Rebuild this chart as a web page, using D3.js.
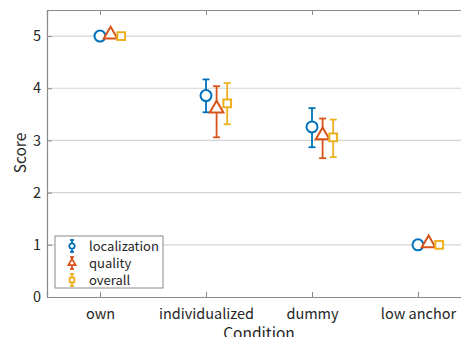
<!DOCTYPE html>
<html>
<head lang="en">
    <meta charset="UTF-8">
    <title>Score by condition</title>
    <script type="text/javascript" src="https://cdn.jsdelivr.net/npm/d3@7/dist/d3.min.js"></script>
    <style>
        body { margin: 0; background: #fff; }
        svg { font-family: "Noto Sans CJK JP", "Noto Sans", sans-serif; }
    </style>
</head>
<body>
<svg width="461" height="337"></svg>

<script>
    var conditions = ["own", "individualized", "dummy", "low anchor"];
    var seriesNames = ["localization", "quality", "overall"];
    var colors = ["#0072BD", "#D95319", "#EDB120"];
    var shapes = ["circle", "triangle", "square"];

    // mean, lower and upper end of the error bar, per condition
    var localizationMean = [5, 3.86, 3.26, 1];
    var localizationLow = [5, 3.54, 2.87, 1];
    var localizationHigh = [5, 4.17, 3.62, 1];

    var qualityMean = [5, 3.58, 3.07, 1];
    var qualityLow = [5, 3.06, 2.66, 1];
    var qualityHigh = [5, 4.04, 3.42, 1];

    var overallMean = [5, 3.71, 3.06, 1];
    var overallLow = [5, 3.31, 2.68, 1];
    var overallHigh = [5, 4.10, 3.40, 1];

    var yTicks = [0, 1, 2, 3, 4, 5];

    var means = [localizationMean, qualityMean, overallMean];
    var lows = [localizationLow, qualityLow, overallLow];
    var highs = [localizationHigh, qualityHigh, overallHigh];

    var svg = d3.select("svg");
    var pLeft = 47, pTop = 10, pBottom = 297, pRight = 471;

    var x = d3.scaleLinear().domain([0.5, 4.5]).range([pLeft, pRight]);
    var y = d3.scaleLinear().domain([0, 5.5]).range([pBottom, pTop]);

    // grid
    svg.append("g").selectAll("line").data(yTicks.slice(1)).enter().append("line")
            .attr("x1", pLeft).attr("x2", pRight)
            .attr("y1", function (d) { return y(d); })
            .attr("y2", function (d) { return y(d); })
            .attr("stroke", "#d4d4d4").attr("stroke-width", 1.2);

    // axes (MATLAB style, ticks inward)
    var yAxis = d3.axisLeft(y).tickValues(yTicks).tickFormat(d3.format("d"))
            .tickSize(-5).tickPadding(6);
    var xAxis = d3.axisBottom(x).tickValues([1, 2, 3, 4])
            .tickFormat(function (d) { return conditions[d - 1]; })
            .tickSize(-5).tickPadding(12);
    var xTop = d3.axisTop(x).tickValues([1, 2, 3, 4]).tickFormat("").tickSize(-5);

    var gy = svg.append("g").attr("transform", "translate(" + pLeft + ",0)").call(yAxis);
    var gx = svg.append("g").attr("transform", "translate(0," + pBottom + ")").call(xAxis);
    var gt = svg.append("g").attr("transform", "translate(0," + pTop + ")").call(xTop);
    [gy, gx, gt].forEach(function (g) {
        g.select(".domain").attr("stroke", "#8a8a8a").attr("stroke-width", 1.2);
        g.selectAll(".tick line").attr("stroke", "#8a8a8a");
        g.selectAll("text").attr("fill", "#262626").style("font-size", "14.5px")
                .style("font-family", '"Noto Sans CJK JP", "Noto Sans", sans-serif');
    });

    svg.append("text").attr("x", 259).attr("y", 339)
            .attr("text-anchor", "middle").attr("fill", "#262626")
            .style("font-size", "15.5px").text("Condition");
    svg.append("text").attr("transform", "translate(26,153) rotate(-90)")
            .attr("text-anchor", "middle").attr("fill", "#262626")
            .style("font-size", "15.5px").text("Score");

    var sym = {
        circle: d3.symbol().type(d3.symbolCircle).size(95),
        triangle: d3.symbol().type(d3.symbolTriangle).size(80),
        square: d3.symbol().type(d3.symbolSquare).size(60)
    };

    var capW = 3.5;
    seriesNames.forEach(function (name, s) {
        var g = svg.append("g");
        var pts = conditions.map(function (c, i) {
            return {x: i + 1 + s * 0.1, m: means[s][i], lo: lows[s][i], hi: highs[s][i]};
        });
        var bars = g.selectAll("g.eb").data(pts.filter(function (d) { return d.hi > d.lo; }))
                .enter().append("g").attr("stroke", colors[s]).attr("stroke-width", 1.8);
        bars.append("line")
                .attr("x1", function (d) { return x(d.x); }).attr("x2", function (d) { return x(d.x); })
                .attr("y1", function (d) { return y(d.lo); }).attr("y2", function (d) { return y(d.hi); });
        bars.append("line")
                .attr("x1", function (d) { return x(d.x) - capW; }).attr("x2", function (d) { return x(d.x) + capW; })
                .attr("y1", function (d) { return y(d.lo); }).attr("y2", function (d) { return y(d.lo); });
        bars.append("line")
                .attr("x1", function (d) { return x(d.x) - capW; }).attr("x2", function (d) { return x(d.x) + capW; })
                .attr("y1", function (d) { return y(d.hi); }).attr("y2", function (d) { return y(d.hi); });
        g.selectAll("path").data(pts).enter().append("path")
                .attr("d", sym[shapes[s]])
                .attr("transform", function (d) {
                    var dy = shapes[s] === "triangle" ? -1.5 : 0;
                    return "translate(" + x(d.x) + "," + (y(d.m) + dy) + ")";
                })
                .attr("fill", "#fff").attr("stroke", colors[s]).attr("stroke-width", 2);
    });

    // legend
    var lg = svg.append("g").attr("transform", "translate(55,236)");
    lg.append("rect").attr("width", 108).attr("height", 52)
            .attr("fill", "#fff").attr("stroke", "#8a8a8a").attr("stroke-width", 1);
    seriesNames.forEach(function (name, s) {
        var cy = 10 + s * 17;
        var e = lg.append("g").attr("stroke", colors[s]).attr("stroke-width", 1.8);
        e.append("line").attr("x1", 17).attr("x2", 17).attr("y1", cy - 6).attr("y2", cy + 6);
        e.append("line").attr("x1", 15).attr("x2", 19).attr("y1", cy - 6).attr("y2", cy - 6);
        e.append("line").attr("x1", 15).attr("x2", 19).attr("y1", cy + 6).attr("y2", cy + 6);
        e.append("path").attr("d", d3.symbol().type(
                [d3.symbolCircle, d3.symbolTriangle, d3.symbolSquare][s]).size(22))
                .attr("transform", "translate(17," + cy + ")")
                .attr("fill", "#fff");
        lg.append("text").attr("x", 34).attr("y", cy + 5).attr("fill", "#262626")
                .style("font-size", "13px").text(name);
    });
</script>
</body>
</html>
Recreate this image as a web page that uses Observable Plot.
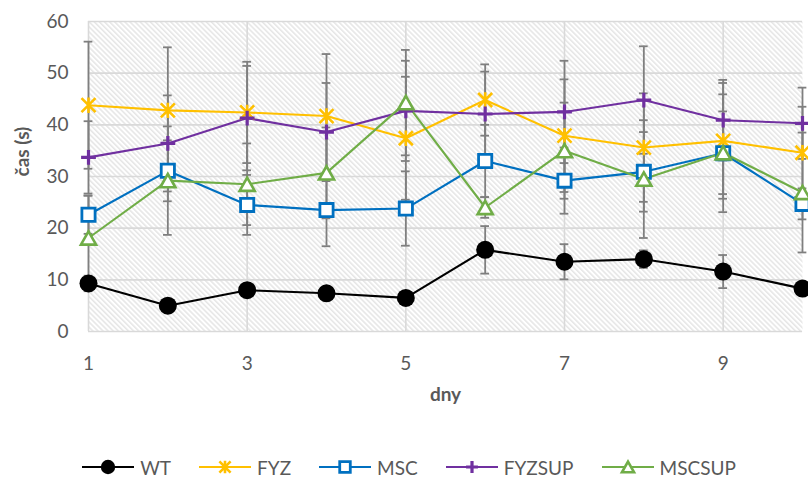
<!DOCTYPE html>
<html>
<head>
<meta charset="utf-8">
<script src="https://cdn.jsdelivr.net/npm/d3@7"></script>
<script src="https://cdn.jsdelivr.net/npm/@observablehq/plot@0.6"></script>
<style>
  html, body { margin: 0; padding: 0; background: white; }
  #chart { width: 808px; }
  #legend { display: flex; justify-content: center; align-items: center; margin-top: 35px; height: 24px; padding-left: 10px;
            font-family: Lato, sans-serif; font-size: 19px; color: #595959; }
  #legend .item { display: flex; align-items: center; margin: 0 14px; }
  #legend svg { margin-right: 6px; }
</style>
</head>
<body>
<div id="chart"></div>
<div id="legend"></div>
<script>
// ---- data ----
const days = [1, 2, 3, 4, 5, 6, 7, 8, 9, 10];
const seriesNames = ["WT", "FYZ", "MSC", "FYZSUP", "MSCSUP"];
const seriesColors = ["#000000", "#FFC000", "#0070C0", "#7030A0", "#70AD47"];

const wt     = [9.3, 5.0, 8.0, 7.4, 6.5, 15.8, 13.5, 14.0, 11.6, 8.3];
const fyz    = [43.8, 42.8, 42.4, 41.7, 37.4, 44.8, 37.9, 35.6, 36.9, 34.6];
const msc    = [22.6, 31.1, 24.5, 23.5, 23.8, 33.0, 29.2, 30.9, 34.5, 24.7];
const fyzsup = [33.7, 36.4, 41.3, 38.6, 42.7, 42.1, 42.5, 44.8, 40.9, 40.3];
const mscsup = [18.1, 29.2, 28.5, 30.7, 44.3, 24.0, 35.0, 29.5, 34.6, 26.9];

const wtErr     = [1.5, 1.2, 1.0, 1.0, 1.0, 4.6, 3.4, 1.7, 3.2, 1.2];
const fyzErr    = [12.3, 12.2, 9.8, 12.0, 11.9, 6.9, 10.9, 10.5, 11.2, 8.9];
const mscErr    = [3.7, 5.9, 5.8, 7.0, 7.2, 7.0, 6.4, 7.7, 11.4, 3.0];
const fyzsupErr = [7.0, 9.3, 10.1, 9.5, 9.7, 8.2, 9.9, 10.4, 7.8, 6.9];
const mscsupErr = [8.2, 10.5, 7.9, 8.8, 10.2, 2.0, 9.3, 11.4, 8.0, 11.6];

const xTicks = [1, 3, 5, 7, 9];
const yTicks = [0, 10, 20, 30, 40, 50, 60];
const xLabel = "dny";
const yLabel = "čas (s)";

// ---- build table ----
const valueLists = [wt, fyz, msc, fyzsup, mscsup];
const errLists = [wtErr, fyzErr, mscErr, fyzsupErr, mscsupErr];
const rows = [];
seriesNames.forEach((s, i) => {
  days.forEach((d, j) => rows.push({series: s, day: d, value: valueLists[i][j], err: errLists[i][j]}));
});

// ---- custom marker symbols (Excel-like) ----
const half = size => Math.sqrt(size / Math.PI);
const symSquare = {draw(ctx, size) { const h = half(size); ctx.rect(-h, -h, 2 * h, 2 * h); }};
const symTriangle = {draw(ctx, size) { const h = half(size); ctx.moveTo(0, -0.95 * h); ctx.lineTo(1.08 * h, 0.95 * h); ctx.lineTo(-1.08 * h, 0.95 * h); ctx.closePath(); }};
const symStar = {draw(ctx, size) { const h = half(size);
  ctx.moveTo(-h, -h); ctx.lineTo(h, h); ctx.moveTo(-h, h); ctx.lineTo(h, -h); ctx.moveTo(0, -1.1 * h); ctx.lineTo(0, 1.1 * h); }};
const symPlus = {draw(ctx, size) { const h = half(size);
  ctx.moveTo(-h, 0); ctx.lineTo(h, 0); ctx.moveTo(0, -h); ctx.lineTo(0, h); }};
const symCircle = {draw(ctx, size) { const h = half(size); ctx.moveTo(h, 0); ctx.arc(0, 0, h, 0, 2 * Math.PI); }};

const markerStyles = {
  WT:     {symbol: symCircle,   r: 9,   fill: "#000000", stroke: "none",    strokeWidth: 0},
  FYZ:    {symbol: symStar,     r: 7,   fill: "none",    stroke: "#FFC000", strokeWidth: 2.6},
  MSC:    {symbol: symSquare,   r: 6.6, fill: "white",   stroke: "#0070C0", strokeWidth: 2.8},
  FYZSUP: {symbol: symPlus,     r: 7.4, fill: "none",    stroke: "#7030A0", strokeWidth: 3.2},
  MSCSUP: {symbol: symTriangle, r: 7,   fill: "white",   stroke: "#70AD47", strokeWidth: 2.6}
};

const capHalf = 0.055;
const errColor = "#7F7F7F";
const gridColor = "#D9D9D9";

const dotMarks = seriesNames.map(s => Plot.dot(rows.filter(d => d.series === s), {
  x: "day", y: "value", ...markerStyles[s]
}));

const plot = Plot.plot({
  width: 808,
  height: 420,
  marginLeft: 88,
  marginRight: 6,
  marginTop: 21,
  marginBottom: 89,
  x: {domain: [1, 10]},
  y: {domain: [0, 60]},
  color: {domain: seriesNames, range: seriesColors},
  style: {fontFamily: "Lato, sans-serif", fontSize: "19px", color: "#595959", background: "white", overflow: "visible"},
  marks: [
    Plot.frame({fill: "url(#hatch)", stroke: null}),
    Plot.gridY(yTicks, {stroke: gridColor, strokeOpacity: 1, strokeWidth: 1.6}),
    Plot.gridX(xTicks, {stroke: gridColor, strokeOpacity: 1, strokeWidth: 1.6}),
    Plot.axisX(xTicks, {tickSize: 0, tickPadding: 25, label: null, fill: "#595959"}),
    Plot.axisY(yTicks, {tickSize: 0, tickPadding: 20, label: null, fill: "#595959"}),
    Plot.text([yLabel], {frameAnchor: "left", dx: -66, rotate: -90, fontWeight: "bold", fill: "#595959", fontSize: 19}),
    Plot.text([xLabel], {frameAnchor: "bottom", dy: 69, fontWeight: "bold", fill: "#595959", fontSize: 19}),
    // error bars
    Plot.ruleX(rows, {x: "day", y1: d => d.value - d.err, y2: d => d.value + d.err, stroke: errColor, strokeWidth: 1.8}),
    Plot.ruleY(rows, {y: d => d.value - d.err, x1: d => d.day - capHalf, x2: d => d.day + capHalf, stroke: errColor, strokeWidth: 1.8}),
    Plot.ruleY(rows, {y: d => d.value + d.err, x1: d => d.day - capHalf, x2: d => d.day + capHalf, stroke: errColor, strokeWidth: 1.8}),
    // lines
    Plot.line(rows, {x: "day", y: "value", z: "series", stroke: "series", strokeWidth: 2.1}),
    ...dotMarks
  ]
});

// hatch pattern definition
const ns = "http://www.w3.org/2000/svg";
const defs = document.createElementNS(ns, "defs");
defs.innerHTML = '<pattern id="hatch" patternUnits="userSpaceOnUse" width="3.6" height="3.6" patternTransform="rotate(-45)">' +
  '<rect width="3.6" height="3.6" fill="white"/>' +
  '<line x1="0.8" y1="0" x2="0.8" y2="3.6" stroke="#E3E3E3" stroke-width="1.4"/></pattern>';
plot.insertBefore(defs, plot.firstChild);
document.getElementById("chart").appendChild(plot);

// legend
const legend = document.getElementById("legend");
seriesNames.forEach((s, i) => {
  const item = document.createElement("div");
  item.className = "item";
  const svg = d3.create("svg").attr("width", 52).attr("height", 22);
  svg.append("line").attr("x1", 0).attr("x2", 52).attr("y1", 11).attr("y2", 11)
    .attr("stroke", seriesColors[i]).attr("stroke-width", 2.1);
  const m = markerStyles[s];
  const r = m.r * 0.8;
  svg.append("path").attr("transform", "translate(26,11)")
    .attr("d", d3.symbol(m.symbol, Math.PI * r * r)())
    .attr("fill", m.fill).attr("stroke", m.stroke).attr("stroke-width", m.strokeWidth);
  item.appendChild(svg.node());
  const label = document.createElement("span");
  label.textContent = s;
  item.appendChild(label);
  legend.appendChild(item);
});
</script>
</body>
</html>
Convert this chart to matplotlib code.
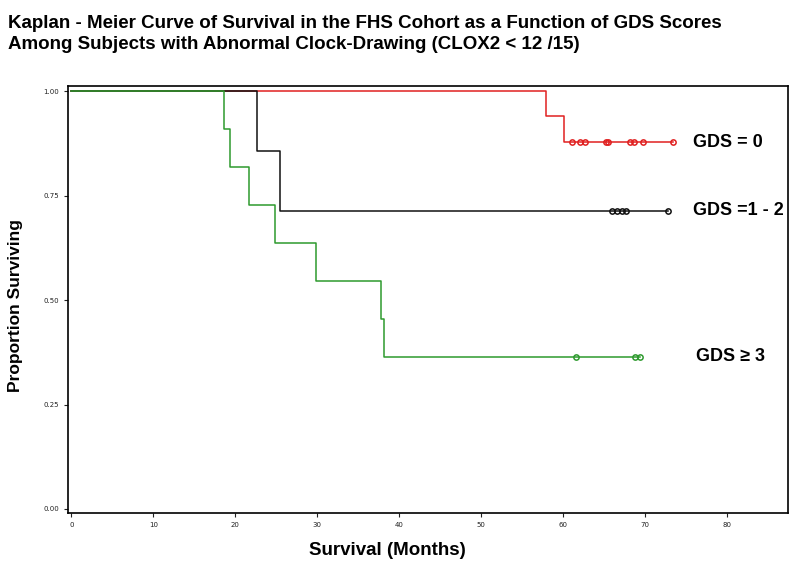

•••••

• _Exercise task_: Begin with the line that contains "Recreate this image", end with the line that contains "29.5, 34.6, 26.9];", and set down every line in that range exactly as it stands, minus the pictures.

• _Response_:
Recreate this image as a web page that uses Observable Plot.
<!DOCTYPE html>
<html>
<head>
<meta charset="utf-8">
<script src="https://cdn.jsdelivr.net/npm/d3@7"></script>
<script src="https://cdn.jsdelivr.net/npm/@observablehq/plot@0.6"></script>
<style>
  html, body { margin: 0; padding: 0; background: white; }
  #chart { width: 808px; }
  #legend { display: flex; justify-content: center; align-items: center; margin-top: 35px; height: 24px; padding-left: 10px;
            font-family: Lato, sans-serif; font-size: 19px; color: #595959; }
  #legend .item { display: flex; align-items: center; margin: 0 14px; }
  #legend svg { margin-right: 6px; }
</style>
</head>
<body>
<div id="chart"></div>
<div id="legend"></div>
<script>
// ---- data ----
const days = [1, 2, 3, 4, 5, 6, 7, 8, 9, 10];
const seriesNames = ["WT", "FYZ", "MSC", "FYZSUP", "MSCSUP"];
const seriesColors = ["#000000", "#FFC000", "#0070C0", "#7030A0", "#70AD47"];

const wt     = [9.3, 5.0, 8.0, 7.4, 6.5, 15.8, 13.5, 14.0, 11.6, 8.3];
const fyz    = [43.8, 42.8, 42.4, 41.7, 37.4, 44.8, 37.9, 35.6, 36.9, 34.6];
const msc    = [22.6, 31.1, 24.5, 23.5, 23.8, 33.0, 29.2, 30.9, 34.5, 24.7];
const fyzsup = [33.7, 36.4, 41.3, 38.6, 42.7, 42.1, 42.5, 44.8, 40.9, 40.3];
const mscsup = [18.1, 29.2, 28.5, 30.7, 44.3, 24.0, 35.0, 29.5, 34.6, 26.9];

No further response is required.